3. This is the most important set of comparisons: In animals exposed to LD-BPA and adult hormone treatment, the PIN incidence increased from 40% (control) to 100%. Most were high-grade PIN. According to Ho et al., the PIN severity caused by BPA exposure was equivalent to that induced by HD-E. Animals exposed developmentally to LD-E, HD-E and LD-BPA all showed significant increases in PIN proliferation (below). Only HD-E showed elevated PIN scores without adult hormone treatment.
Animals that received LD-BPA followed by adult hormone treatment had greater PIN scores than controls with or without adult treatment and also than LD-BPA animals without adult treatment.
Groups on left did not receive adult hormone treatment whereas those on right did.
When they examined the animals prostate tissues for changes in epithelial cell proliferation, rates were low in control animals and in most of the treatments except: in areas where they observed high-grade PIN, they saw high rates of cell proliferation in the HD-E exposed animals (with or without treatment), and high rates in animals treated early with BPA and later in adulthood with hormones.

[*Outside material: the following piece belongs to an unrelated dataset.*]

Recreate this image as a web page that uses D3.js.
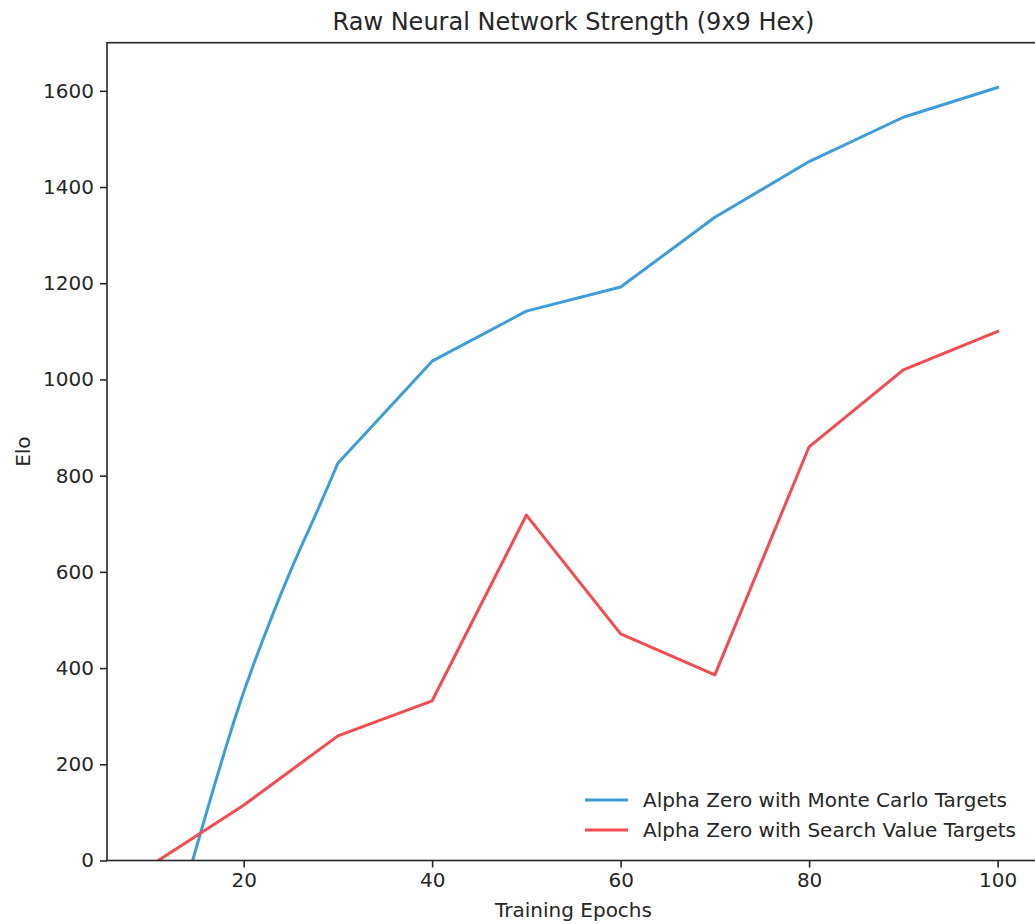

They saw a similar pattern when they looked at the distribution of apoptosis (below, right).
Black and red cross-hatched bars show relative amounts of apoptosis in histologically normal areas. These were low in all treatment groups.
In contrast, the rediped bars show the relative amount of apoptosis in areas with high-grade PIN. Apoptosis rates were high in HD-E regardless of adult treatment,and high in BPA-treated animals that recent hormone supplements in adulthood.
Ho et al. surveyed methylation patterns of a series of genes and compared differences among the treatment groups as animals aged. They found that treatment by estrogen and bisphenol A altered methylation patterns, many permanently, and that the differences were evident as early as day 10 after birth.
They then focused on one gene in particular, PDE4D4, which controls production of the enzyme phosphodiesterase 4. This enzyme breaks down cyclic AMP, a signaling molecule that regulates cell growth and differentiation.
They found that as normal animals age, specific regions of the PDE4D4 gene become hypermethylated, leading to a reduction in the production of phosphodiesterase 4.
Animals exposed neonatally to LD-E, HD-E and LD-BPA all failed to follow this pattern: In them, the same regions of the PDE4D4 gene remain relatively unmethylated. Ho et al. showed, as expected given these differences in methylation, that phosphodiesterase levels in control animals dropped as they aged. In contrast, in those exposed to E and BPA circulating levels of phosphodiesterease 4 continue to increase with age.
What does it mean? This paper presents two important insights into the possible causes of prostate cancer. First, it establishes the first link between early developmental exposure to bisphenol A and estradiol, and formation of high-grade PIN, prostate abnormalities generally accepted to be precursors of prostate cancer in humans. The BPA dose used in this experiment was chosen to be within the range of common human exposure.
Second, it reveals a potential molecular mechanism by which PIN formation may be caused: developmental exposure to E and BPA prevents increasing methylation of PDE4D4, which normally occurs as animals age. Ho et al. propose that the reduced methylation in exposed animals may adversely affect cell signaling and thereby cause normal tissues to become cancerous.
The changes in PDE4D4 expression were evident early in development, long before prostatic lesions could be detected, raising the possibility that measurements of phosphodiesterase levels could identify individuals at risk to prostate cancer.
This study adds significantly to the weight of evidence that developmental exposure to endocrine disrupting contaminants can cause adverse effects in adulthood.